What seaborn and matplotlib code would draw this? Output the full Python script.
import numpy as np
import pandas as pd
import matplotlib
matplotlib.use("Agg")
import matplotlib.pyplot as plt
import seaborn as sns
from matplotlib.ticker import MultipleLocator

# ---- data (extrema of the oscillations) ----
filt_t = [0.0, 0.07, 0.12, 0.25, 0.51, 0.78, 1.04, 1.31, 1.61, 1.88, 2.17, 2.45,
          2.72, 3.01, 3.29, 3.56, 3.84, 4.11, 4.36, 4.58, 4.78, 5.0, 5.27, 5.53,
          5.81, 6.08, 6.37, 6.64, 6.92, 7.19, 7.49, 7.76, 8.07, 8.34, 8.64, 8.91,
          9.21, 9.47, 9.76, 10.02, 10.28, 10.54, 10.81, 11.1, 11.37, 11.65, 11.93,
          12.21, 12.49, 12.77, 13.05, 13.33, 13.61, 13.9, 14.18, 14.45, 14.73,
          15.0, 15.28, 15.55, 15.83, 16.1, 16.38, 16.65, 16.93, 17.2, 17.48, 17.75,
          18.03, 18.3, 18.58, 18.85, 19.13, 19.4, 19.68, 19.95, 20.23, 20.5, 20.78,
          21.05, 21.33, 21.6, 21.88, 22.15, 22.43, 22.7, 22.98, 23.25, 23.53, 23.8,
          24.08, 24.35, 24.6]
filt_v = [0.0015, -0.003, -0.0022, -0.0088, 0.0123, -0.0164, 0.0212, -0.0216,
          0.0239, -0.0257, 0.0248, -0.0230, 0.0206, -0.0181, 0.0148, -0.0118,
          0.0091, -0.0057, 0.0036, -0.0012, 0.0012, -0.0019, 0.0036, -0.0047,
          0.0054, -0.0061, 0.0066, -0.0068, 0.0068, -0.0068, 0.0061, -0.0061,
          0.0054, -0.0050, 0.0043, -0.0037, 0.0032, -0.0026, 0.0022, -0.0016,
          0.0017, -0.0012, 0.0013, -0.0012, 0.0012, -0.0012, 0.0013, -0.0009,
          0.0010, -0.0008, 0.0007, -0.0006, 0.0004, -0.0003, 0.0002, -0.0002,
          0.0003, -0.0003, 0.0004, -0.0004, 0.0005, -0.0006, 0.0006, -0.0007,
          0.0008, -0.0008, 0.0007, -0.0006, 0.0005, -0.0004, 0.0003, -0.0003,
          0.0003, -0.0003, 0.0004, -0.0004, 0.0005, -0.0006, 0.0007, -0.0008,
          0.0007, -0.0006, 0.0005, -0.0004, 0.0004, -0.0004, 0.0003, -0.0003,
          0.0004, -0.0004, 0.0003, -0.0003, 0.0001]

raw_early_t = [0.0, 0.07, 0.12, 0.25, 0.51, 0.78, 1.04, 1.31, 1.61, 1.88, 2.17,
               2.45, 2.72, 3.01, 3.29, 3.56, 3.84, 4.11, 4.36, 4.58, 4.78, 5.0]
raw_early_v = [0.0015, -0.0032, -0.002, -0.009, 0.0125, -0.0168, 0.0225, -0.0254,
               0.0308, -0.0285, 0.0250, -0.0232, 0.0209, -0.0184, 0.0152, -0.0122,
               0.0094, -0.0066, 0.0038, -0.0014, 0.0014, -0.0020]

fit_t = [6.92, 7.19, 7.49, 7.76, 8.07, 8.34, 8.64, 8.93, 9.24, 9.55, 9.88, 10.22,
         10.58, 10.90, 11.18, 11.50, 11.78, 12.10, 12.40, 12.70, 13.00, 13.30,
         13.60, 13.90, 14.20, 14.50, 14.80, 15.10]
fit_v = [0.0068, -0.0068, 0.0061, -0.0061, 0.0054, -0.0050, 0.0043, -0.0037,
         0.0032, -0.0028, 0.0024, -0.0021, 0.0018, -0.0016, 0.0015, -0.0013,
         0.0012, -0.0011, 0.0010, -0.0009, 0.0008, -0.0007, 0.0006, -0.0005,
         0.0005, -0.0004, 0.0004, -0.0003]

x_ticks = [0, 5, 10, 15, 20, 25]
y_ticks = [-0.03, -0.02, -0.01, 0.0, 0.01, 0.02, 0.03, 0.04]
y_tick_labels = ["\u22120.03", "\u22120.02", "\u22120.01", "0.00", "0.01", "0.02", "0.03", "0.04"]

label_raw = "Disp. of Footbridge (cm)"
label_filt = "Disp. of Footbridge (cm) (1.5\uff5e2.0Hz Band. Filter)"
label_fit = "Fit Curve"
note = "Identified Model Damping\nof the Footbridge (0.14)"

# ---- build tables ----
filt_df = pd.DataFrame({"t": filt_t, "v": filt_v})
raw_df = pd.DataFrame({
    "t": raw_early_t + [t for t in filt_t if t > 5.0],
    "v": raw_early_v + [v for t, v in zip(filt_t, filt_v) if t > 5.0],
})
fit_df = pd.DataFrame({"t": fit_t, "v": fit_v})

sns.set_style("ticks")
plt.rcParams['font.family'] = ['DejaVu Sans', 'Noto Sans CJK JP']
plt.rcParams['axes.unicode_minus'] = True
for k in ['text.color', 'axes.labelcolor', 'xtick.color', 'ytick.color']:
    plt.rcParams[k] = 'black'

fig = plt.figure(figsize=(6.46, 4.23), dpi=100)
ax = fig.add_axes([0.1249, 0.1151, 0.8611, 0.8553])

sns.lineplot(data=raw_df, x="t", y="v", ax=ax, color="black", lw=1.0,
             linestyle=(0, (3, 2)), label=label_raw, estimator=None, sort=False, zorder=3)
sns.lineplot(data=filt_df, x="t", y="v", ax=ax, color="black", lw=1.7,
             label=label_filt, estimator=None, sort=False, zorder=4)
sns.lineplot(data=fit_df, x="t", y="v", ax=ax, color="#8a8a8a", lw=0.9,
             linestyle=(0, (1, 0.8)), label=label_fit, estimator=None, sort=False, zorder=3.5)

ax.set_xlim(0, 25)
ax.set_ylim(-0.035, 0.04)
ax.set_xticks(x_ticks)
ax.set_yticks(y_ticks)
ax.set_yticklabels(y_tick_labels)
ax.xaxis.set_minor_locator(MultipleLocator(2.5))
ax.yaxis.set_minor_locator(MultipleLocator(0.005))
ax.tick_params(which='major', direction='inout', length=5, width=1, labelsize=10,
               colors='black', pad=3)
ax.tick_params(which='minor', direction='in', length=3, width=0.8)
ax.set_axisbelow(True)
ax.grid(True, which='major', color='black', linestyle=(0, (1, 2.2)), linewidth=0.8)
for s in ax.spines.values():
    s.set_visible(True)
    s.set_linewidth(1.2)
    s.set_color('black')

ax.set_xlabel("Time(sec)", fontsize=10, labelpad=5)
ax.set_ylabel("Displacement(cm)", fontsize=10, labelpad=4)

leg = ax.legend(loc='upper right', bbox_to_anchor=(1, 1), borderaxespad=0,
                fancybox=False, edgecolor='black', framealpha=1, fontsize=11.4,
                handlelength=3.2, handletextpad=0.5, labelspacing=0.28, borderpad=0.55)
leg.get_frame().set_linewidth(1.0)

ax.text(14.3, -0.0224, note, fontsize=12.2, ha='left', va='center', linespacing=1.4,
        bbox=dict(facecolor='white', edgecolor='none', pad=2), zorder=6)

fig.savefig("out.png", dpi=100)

-------------------------

Task statement |
Print the listing above in its entirety, with every line exact.

Exercise answer |
What seaborn and matplotlib code would draw this? Output the full Python script.
import numpy as np
import pandas as pd
import matplotlib
matplotlib.use("Agg")
import matplotlib.pyplot as plt
import seaborn as sns
from matplotlib.ticker import MultipleLocator

# ---- data (extrema of the oscillations) ----
filt_t = [0.0, 0.07, 0.12, 0.25, 0.51, 0.78, 1.04, 1.31, 1.61, 1.88, 2.17, 2.45,
          2.72, 3.01, 3.29, 3.56, 3.84, 4.11, 4.36, 4.58, 4.78, 5.0, 5.27, 5.53,
          5.81, 6.08, 6.37, 6.64, 6.92, 7.19, 7.49, 7.76, 8.07, 8.34, 8.64, 8.91,
          9.21, 9.47, 9.76, 10.02, 10.28, 10.54, 10.81, 11.1, 11.37, 11.65, 11.93,
          12.21, 12.49, 12.77, 13.05, 13.33, 13.61, 13.9, 14.18, 14.45, 14.73,
          15.0, 15.28, 15.55, 15.83, 16.1, 16.38, 16.65, 16.93, 17.2, 17.48, 17.75,
          18.03, 18.3, 18.58, 18.85, 19.13, 19.4, 19.68, 19.95, 20.23, 20.5, 20.78,
          21.05, 21.33, 21.6, 21.88, 22.15, 22.43, 22.7, 22.98, 23.25, 23.53, 23.8,
          24.08, 24.35, 24.6]
filt_v = [0.0015, -0.003, -0.0022, -0.0088, 0.0123, -0.0164, 0.0212, -0.0216,
          0.0239, -0.0257, 0.0248, -0.0230, 0.0206, -0.0181, 0.0148, -0.0118,
          0.0091, -0.0057, 0.0036, -0.0012, 0.0012, -0.0019, 0.0036, -0.0047,
          0.0054, -0.0061, 0.0066, -0.0068, 0.0068, -0.0068, 0.0061, -0.0061,
          0.0054, -0.0050, 0.0043, -0.0037, 0.0032, -0.0026, 0.0022, -0.0016,
          0.0017, -0.0012, 0.0013, -0.0012, 0.0012, -0.0012, 0.0013, -0.0009,
          0.0010, -0.0008, 0.0007, -0.0006, 0.0004, -0.0003, 0.0002, -0.0002,
          0.0003, -0.0003, 0.0004, -0.0004, 0.0005, -0.0006, 0.0006, -0.0007,
          0.0008, -0.0008, 0.0007, -0.0006, 0.0005, -0.0004, 0.0003, -0.0003,
          0.0003, -0.0003, 0.0004, -0.0004, 0.0005, -0.0006, 0.0007, -0.0008,
          0.0007, -0.0006, 0.0005, -0.0004, 0.0004, -0.0004, 0.0003, -0.0003,
          0.0004, -0.0004, 0.0003, -0.0003, 0.0001]

raw_early_t = [0.0, 0.07, 0.12, 0.25, 0.51, 0.78, 1.04, 1.31, 1.61, 1.88, 2.17,
               2.45, 2.72, 3.01, 3.29, 3.56, 3.84, 4.11, 4.36, 4.58, 4.78, 5.0]
raw_early_v = [0.0015, -0.0032, -0.002, -0.009, 0.0125, -0.0168, 0.0225, -0.0254,
               0.0308, -0.0285, 0.0250, -0.0232, 0.0209, -0.0184, 0.0152, -0.0122,
               0.0094, -0.0066, 0.0038, -0.0014, 0.0014, -0.0020]

fit_t = [6.92, 7.19, 7.49, 7.76, 8.07, 8.34, 8.64, 8.93, 9.24, 9.55, 9.88, 10.22,
         10.58, 10.90, 11.18, 11.50, 11.78, 12.10, 12.40, 12.70, 13.00, 13.30,
         13.60, 13.90, 14.20, 14.50, 14.80, 15.10]
fit_v = [0.0068, -0.0068, 0.0061, -0.0061, 0.0054, -0.0050, 0.0043, -0.0037,
         0.0032, -0.0028, 0.0024, -0.0021, 0.0018, -0.0016, 0.0015, -0.0013,
         0.0012, -0.0011, 0.0010, -0.0009, 0.0008, -0.0007, 0.0006, -0.0005,
         0.0005, -0.0004, 0.0004, -0.0003]

x_ticks = [0, 5, 10, 15, 20, 25]
y_ticks = [-0.03, -0.02, -0.01, 0.0, 0.01, 0.02, 0.03, 0.04]
y_tick_labels = ["\u22120.03", "\u22120.02", "\u22120.01", "0.00", "0.01", "0.02", "0.03", "0.04"]

label_raw = "Disp. of Footbridge (cm)"
label_filt = "Disp. of Footbridge (cm) (1.5\uff5e2.0Hz Band. Filter)"
label_fit = "Fit Curve"
note = "Identified Model Damping\nof the Footbridge (0.14)"

# ---- build tables ----
filt_df = pd.DataFrame({"t": filt_t, "v": filt_v})
raw_df = pd.DataFrame({
    "t": raw_early_t + [t for t in filt_t if t > 5.0],
    "v": raw_early_v + [v for t, v in zip(filt_t, filt_v) if t > 5.0],
})
fit_df = pd.DataFrame({"t": fit_t, "v": fit_v})

sns.set_style("ticks")
plt.rcParams['font.family'] = ['DejaVu Sans', 'Noto Sans CJK JP']
plt.rcParams['axes.unicode_minus'] = True
for k in ['text.color', 'axes.labelcolor', 'xtick.color', 'ytick.color']:
    plt.rcParams[k] = 'black'

fig = plt.figure(figsize=(6.46, 4.23), dpi=100)
ax = fig.add_axes([0.1249, 0.1151, 0.8611, 0.8553])

sns.lineplot(data=raw_df, x="t", y="v", ax=ax, color="black", lw=1.0,
             linestyle=(0, (3, 2)), label=label_raw, estimator=None, sort=False, zorder=3)
sns.lineplot(data=filt_df, x="t", y="v", ax=ax, color="black", lw=1.7,
             label=label_filt, estimator=None, sort=False, zorder=4)
sns.lineplot(data=fit_df, x="t", y="v", ax=ax, color="#8a8a8a", lw=0.9,
             linestyle=(0, (1, 0.8)), label=label_fit, estimator=None, sort=False, zorder=3.5)

ax.set_xlim(0, 25)
ax.set_ylim(-0.035, 0.04)
ax.set_xticks(x_ticks)
ax.set_yticks(y_ticks)
ax.set_yticklabels(y_tick_labels)
ax.xaxis.set_minor_locator(MultipleLocator(2.5))
ax.yaxis.set_minor_locator(MultipleLocator(0.005))
ax.tick_params(which='major', direction='inout', length=5, width=1, labelsize=10,
               colors='black', pad=3)
ax.tick_params(which='minor', direction='in', length=3, width=0.8)
ax.set_axisbelow(True)
ax.grid(True, which='major', color='black', linestyle=(0, (1, 2.2)), linewidth=0.8)
for s in ax.spines.values():
    s.set_visible(True)
    s.set_linewidth(1.2)
    s.set_color('black')

ax.set_xlabel("Time(sec)", fontsize=10, labelpad=5)
ax.set_ylabel("Displacement(cm)", fontsize=10, labelpad=4)

leg = ax.legend(loc='upper right', bbox_to_anchor=(1, 1), borderaxespad=0,
                fancybox=False, edgecolor='black', framealpha=1, fontsize=11.4,
                handlelength=3.2, handletextpad=0.5, labelspacing=0.28, borderpad=0.55)
leg.get_frame().set_linewidth(1.0)

ax.text(14.3, -0.0224, note, fontsize=12.2, ha='left', va='center', linespacing=1.4,
        bbox=dict(facecolor='white', edgecolor='none', pad=2), zorder=6)

fig.savefig("out.png", dpi=100)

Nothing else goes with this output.